Central Coast Council, who recently endorsed the Save Our Recycling Campaign, is turning recycled tyres into roads in a bid to reduce the thousands of tonnes of tyres which end up in landfill each year.

Each year in Australia, a whopping 56 million tyres reach the end of their life, with only a small percentage of these recycled domestically. Two thirds of used tyres in Australia end up in either landfill, are stockpiled or illegally dumped.

There are a number of health and environmental issues associated with tyres ending up in landfill. Old tyres provide a breeding ground for rodents and mosquitoes, they consume up to 75% of airspace in landfills and if they become buoyant they can rupture landfill liners.

Central Coast Council is taking the matter into their own hands by using recycled Australian tyres in the construction and maintenance of roads across the region.

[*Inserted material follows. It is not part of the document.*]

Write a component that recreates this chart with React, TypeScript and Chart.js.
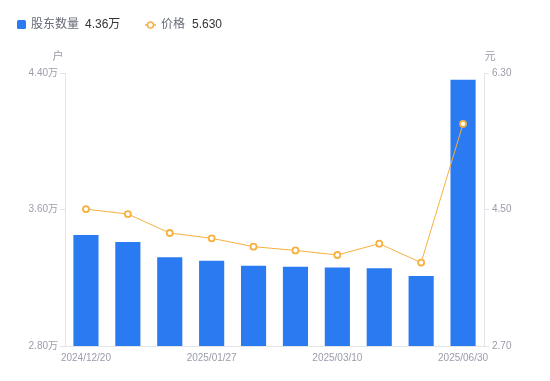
import React, { useEffect, useRef } from "react";
import { Chart, registerables } from "chart.js";

Chart.register(...registerables);

const dates = [
  "2024/12/20", "2024/12/31", "2025/01/10", "2025/01/27", "2025/02/14",
  "2025/02/28", "2025/03/10", "2025/03/31", "2025/04/30", "2025/06/30",
];
const holders = [3.45, 3.41, 3.32, 3.30, 3.27, 3.265, 3.26, 3.255, 3.21, 4.36];
const prices = [4.505, 4.44, 4.19, 4.12, 4.01, 3.96, 3.90, 4.05, 3.80, 5.63];
const leftTicks = [2.8, 3.6, 4.4];
const rightTicks = [2.7, 4.5, 6.3];

const FONT = "'Liberation Sans', Arial, 'Noto Sans CJK SC', sans-serif";
const GRAY = "#9a9cab";
const LINE = "#e3e4e8";
const BLUE = "#2a7af2";
const ORANGE = "#f8b03e";

const overlay = {
  id: "overlay",
  afterDraw(chart: any) {
    const ctx = chart.ctx;
    const ca = chart.chartArea;
    ctx.save();
    ctx.textBaseline = "middle";
    ctx.font = `12px ${FONT}`;
    ctx.fillStyle = BLUE;
    ctx.beginPath();
    (ctx as any).roundRect ? ctx.roundRect(17, 20, 9, 9, 1.5) : ctx.rect(17, 20, 9, 9);
    ctx.fill();
    ctx.textAlign = "left";
    ctx.fillStyle = "#666a75";
    ctx.fillText("股东数量", 31, 25);
    ctx.fillStyle = "#333333";
    ctx.fillText(holders[holders.length - 1].toFixed(2) + "万", 85, 25);
    ctx.strokeStyle = ORANGE;
    ctx.lineWidth = 1.5;
    ctx.beginPath();
    ctx.moveTo(145, 25);
    ctx.lineTo(156, 25);
    ctx.stroke();
    ctx.beginPath();
    ctx.arc(150.5, 25, 3, 0, Math.PI * 2);
    ctx.fillStyle = "#fff";
    ctx.fill();
    ctx.stroke();
    ctx.fillStyle = "#666a75";
    ctx.fillText("价格", 161, 25);
    ctx.fillStyle = "#333333";
    ctx.fillText(prices[prices.length - 1].toFixed(3), 192, 25);
    ctx.font = `11px ${FONT}`;
    ctx.fillStyle = GRAY;
    ctx.textAlign = "center";
    ctx.fillText("户", ca.left - 7, 57);
    ctx.fillText("元", ca.right + 6, 57);
    ctx.restore();
  },
};

export default function App() {
  const ref = useRef<HTMLCanvasElement | null>(null);
  useEffect(() => {
    if (!ref.current) return;
    const chart = new Chart(ref.current, {
      data: {
        labels: dates,
        datasets: [
          {
            type: "line",
            label: "价格",
            data: prices,
            yAxisID: "y1",
            borderColor: ORANGE,
            borderWidth: 1,
            pointRadius: 3,
            pointBorderWidth: 1.8,
            pointBackgroundColor: "#fff",
            pointBorderColor: ORANGE,
            tension: 0,
            order: 0,
          },
          {
            type: "bar",
            label: "股东数量",
            data: holders,
            yAxisID: "y",
            backgroundColor: BLUE,
            categoryPercentage: 0.6,
            barPercentage: 1,
            order: 1,
          },
        ],
      } as any,
      options: {
        animation: false,
        responsive: false,
        layout: { padding: { top: 73, left: 0, right: 0, bottom: 0 } },
        plugins: { legend: { display: false }, tooltip: { enabled: false } },
        scales: {
          x: {
            offset: true,
            grid: { display: false, drawTicks: false },
            border: { color: LINE },
            afterFit: (s: any) => { s.height = 35; },
            ticks: {
              autoSkip: false,
              maxRotation: 0,
              padding: 6,
              color: GRAY,
              font: { size: 10, family: FONT },
              callback: (_v: any, i: number) => (i % 3 === 0 ? dates[i] : ""),
            },
          },
          y: {
            position: "left",
            min: leftTicks[0],
            max: leftTicks[leftTicks.length - 1],
            afterFit: (s: any) => { s.width = 65; },
            afterBuildTicks: (s: any) => { s.ticks = leftTicks.map((v) => ({ value: v })); },
            grid: { drawOnChartArea: false, color: LINE, tickLength: 5 },
            border: { color: LINE },
            ticks: {
              color: GRAY,
              padding: 2,
              font: { size: 10, family: FONT },
              callback: (v: any) => Number(v).toFixed(2) + "万",
            },
          },
          y1: {
            position: "right",
            min: rightTicks[0],
            max: rightTicks[rightTicks.length - 1],
            afterFit: (s: any) => { s.width = 66; },
            afterBuildTicks: (s: any) => { s.ticks = rightTicks.map((v) => ({ value: v })); },
            grid: { drawOnChartArea: false, color: LINE, tickLength: 5 },
            border: { color: LINE },
            ticks: {
              color: GRAY,
              padding: 3,
              font: { size: 10, family: FONT },
              callback: (v: any) => Number(v).toFixed(2),
            },
          },
        },
      } as any,
      plugins: [overlay],
    });
    return () => chart.destroy();
  }, []);
  return (
    <div style={{ position: "fixed", left: 0, top: 0, width: 550, height: 381, background: "#fff" }}>
      <canvas ref={ref} width={550} height={381} style={{ width: 550, height: 381 }} />
    </div>
  );
}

“We take a crumb rubber binder made from 100 percent recycled Australian tyres and mix this with bitumen and asphalt for use in spray sealing and asphalt works across the Central Coast,” said Council Director Roads, Drainage and Waste, Boris Bolgoff.

“It is fantastic to be able to build and improve our road network with a product that is recycling some of the 56 million used tyres generated in Australia each year.

“Our supplier takes approximately 25 used truck tyres and creates one tonne of crumb rubber binder, which we use across the Coast’s 2,200 kilometre network of roads.

“The product we are using is predominately made from truck tyres as they contain less steel and other fibres compared to car tyres.”

Mayor of the Central Coast Council, Jane Smith said “using recycled tyres to build Central Coast roads is a great example of how we can deliver essential projects and maintenance using green and sustainable methods.

“Individuals, businesses and councils on the Central Coast are all doing their part to minimise waste and their ecological footprint.

“The onus is on the state government to reinvest 100% of the waste levy into developing a modern, smart, home grown resource recovery and recycling industry, establish more innovative recycling facilities and produce packaging and products that are easier to recycle and reuse,” she said.